OP/CONGRESS GENETICS EUGENICS/FISICHELLA VIS 20090217 (710)
Participating in today's presentation were Archbishop Rino Fisichella and Msgr. Ignacio Carrasco de Paula, respectively president and chancellor of the Pontifical Academy for Life, and Bruno Dallapiccola, professor of genetic medicine at Rome's "La Sapienza" University.
"The congress will be attended", Archbishop Fisichella explained, "by scientists from a number of universities, who will examine the question from various points of view: from the strictly biomedical to the legal; from the philosophical and theological to the sociological".
"Thanks to the great work undertaken over the last ten years, above all that of Francis Collins on the Human Genome Project, it is possible to map thousands of genes and thus achieve an understanding of various types of disease; this often offers a real possibility of overcoming heredity ailments".
"The aim of this congress is to verify whether, in the field genetic experimentation, there are aspects that tend towards - or effectively implement - eugenic practices", said the archbishop. Such practices "find expression in various scientific, biological, medical, social and political projects, all of them more or less interrelated. These projects require an ethical judgement, especially when it is sought to suggest that eugenic practices are being undertaken in the name of a 'normality' of life to offer to individuals".
"Such a mentality, which is certainly reductive but does exist, tends to consider that some people are less valuable than others, either because of the conditions in which they live, such as poverty or lack of education, or because of their physical state, for example the disabled, the mentally ill, people in a 'vegetative state', or the elderly who suffer serious disease".
"Not always do the requirements of medical science meet with the approval philosophers or theologians", said the president of the Pontifical Academy for Life. "If, on the one hand, certain people frequently succumb to the temptation to consider the body in purely material terms, on the other, a concern to ensure the fundamental unity of each individual ... is something that must not be marginalised or overlooked".
"Of course research aimed at alleviating individual suffering must increase and develop", he concluded, "yet at the same time we are called to ensure the increase and development of an ethical conscience, without which all achievements would remain limited and incomplete".
The Human Genome Project "is one of the great undertakings of the beginning of this new millennium", said Msgr. Carrasco in his remarks. "If for medicine, and not only for medicine, a knowledge of the human genome is absolutely essential, it is equally important to identify its ethical, legal and social consequences", he added.
"Today", said the chancellor of the Pontifical Academy for Life, "eugenics represents the principal discriminatory utilisation to which the discoveries of genetic science can be put. This is what the congress aims to examine. Obviously, the main objective is to call people's attention to the considerable benefits we may obtain from genetic research if, as seems correct and appropriate, it attracts the efforts of researchers and public and private investments, while overcoming any temptation to follow the deceptive shortcuts presented by eugenics".

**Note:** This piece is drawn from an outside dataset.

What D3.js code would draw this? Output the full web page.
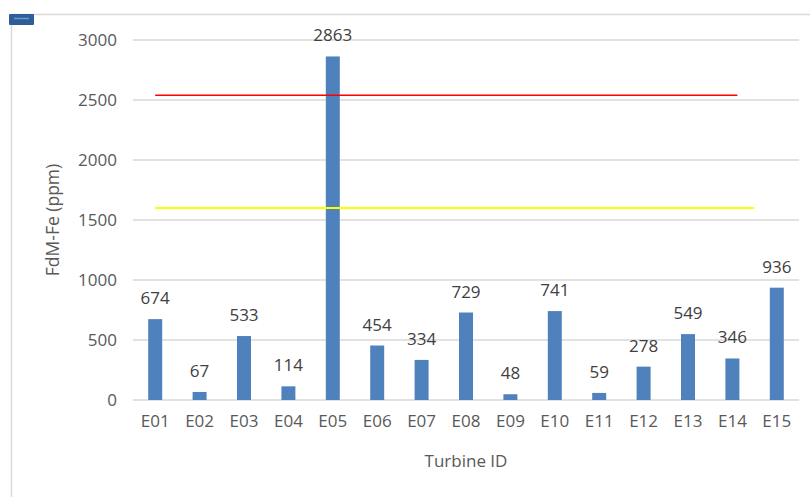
<!DOCTYPE html>
<html>
<head>
<meta charset="utf-8">
<script src="https://cdn.jsdelivr.net/npm/d3@7"></script>
<style>
  html, body { margin: 0; padding: 0; background: #fff; }
  svg { display: block; }
  text { font-family: "Open Sans", "Liberation Sans", sans-serif; }
</style>
</head>
<body>
<svg id="chart" width="810" height="497"></svg>
<script>
// Fe concentration per turbine
const turbines = ["E01","E02","E03","E04","E05","E06","E07","E08","E09","E10","E11","E12","E13","E14","E15"];
const feValues = [674, 67, 533, 114, 2863, 454, 334, 729, 48, 741, 59, 278, 549, 346, 936];
const yTicks = [0, 500, 1000, 1500, 2000, 2500, 3000];

// Alert levels (ppm)
const alarmLevel = 2540;
const warningLevel = 1600;

const svg = d3.select("#chart");
const W = 810, H = 497;
const plot = { left: 133, right: 799, top: 40, bottom: 400 };
const fontSize = 17;

// Frame around the chart area
svg.append("line").attr("x1", 10).attr("x2", W).attr("y1", 14.5).attr("y2", 14.5)
  .attr("stroke", "#d9d9d9").attr("stroke-width", 1.5);
svg.append("line").attr("x1", 11.5).attr("x2", 11.5).attr("y1", 14).attr("y2", H)
  .attr("stroke", "#d9d9d9").attr("stroke-width", 1.5);
svg.append("rect").attr("x", 9).attr("y", 14).attr("width", 25).attr("height", 11)
  .attr("fill", "#2e5d98").attr("rx", 1);
svg.append("line").attr("x1", 14).attr("x2", 29).attr("y1", 18.5).attr("y2", 18.5)
  .attr("stroke", "#6f97c9").attr("stroke-width", 1.5);

const x = d3.scaleBand().domain(turbines).range([plot.left, plot.right]).paddingInner(0.685).paddingOuter(0.3425);
const y = d3.scaleLinear().domain([0, 3000]).range([plot.bottom, plot.top]);

// Gridlines
svg.append("g").selectAll("line").data(yTicks).join("line")
  .attr("x1", plot.left).attr("x2", plot.right)
  .attr("y1", d => y(d)).attr("y2", d => y(d))
  .attr("stroke", "#d9d9d9").attr("stroke-width", 1.3);

// Y axis labels
const yAxis = svg.append("g").attr("transform", `translate(${plot.left - 16},0)`)
  .call(d3.axisLeft(y).tickValues(yTicks).tickSize(0).tickPadding(0).tickFormat(d3.format("d")));
yAxis.select(".domain").remove();
yAxis.selectAll("text").attr("fill", "#595959").attr("font-size", fontSize)
  .attr("font-family", "Open Sans, sans-serif").attr("dy", "0.34em");

// X axis labels
const xAxis = svg.append("g").attr("transform", `translate(0,${plot.bottom + 15})`)
  .call(d3.axisBottom(x).tickSize(0).tickPadding(0));
xAxis.select(".domain").remove();
xAxis.selectAll("text").attr("fill", "#595959").attr("font-size", fontSize)
  .attr("font-family", "Open Sans, sans-serif").attr("dy", "0.7em");

// Bars
svg.append("g").selectAll("rect").data(turbines).join("rect")
  .attr("x", d => x(d))
  .attr("width", x.bandwidth())
  .attr("y", (d, i) => y(feValues[i]))
  .attr("height", (d, i) => y(0) - y(feValues[i]))
  .attr("fill", "#4f81bd");

// Value labels
svg.append("g").selectAll("text").data(turbines).join("text")
  .attr("x", d => x(d) + x.bandwidth() / 2)
  .attr("y", (d, i) => y(feValues[i]) - 15)
  .attr("text-anchor", "middle")
  .attr("font-size", fontSize)
  .attr("fill", "#404040")
  .text((d, i) => feValues[i]);

// Alert level lines, spanning from the first bar centre
const centre = i => x(turbines[i]) + x.bandwidth() / 2;
svg.append("line")
  .attr("x1", centre(0)).attr("x2", centre(13) + 5)
  .attr("y1", y(alarmLevel)).attr("y2", y(alarmLevel))
  .attr("stroke", "#ff0000").attr("stroke-width", 1.5);
svg.append("line")
  .attr("x1", centre(0)).attr("x2", centre(13) + 22)
  .attr("y1", y(warningLevel)).attr("y2", y(warningLevel))
  .attr("stroke", "#ffff00").attr("stroke-width", 2);

// Axis titles
svg.append("text")
  .attr("x", (plot.left + plot.right) / 2).attr("y", 467)
  .attr("text-anchor", "middle").attr("font-size", fontSize).attr("fill", "#595959")
  .text("Turbine ID");
svg.append("text")
  .attr("transform", `translate(59,${(plot.top + plot.bottom) / 2}) rotate(-90)`)
  .attr("text-anchor", "middle").attr("font-size", 17.5).attr("fill", "#595959")
  .text("FdM-Fe (ppm)");
</script>
</body>
</html>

In his comments Professor Dallapiccola indicated that "the proliferation of genomic analyses is destined not only to make people's lives more dependent on medicine, but also to transform the role of doctors. ... The post-genome era risks producing a further involution of the figure of the doctor, who is perhaps destined to become a 'genomicist', in other words a specialist in interpreting the sophisticated data emerging from some highly-technological instrument".
"We must", he concluded, "take a critical stance, both towards 'reductionists' who believe the sequence of the human genome is sufficient to clarify the meaning of human life, and towards 'determinists' who hold that they can predict people's biological destiny, simply be examining their DNA".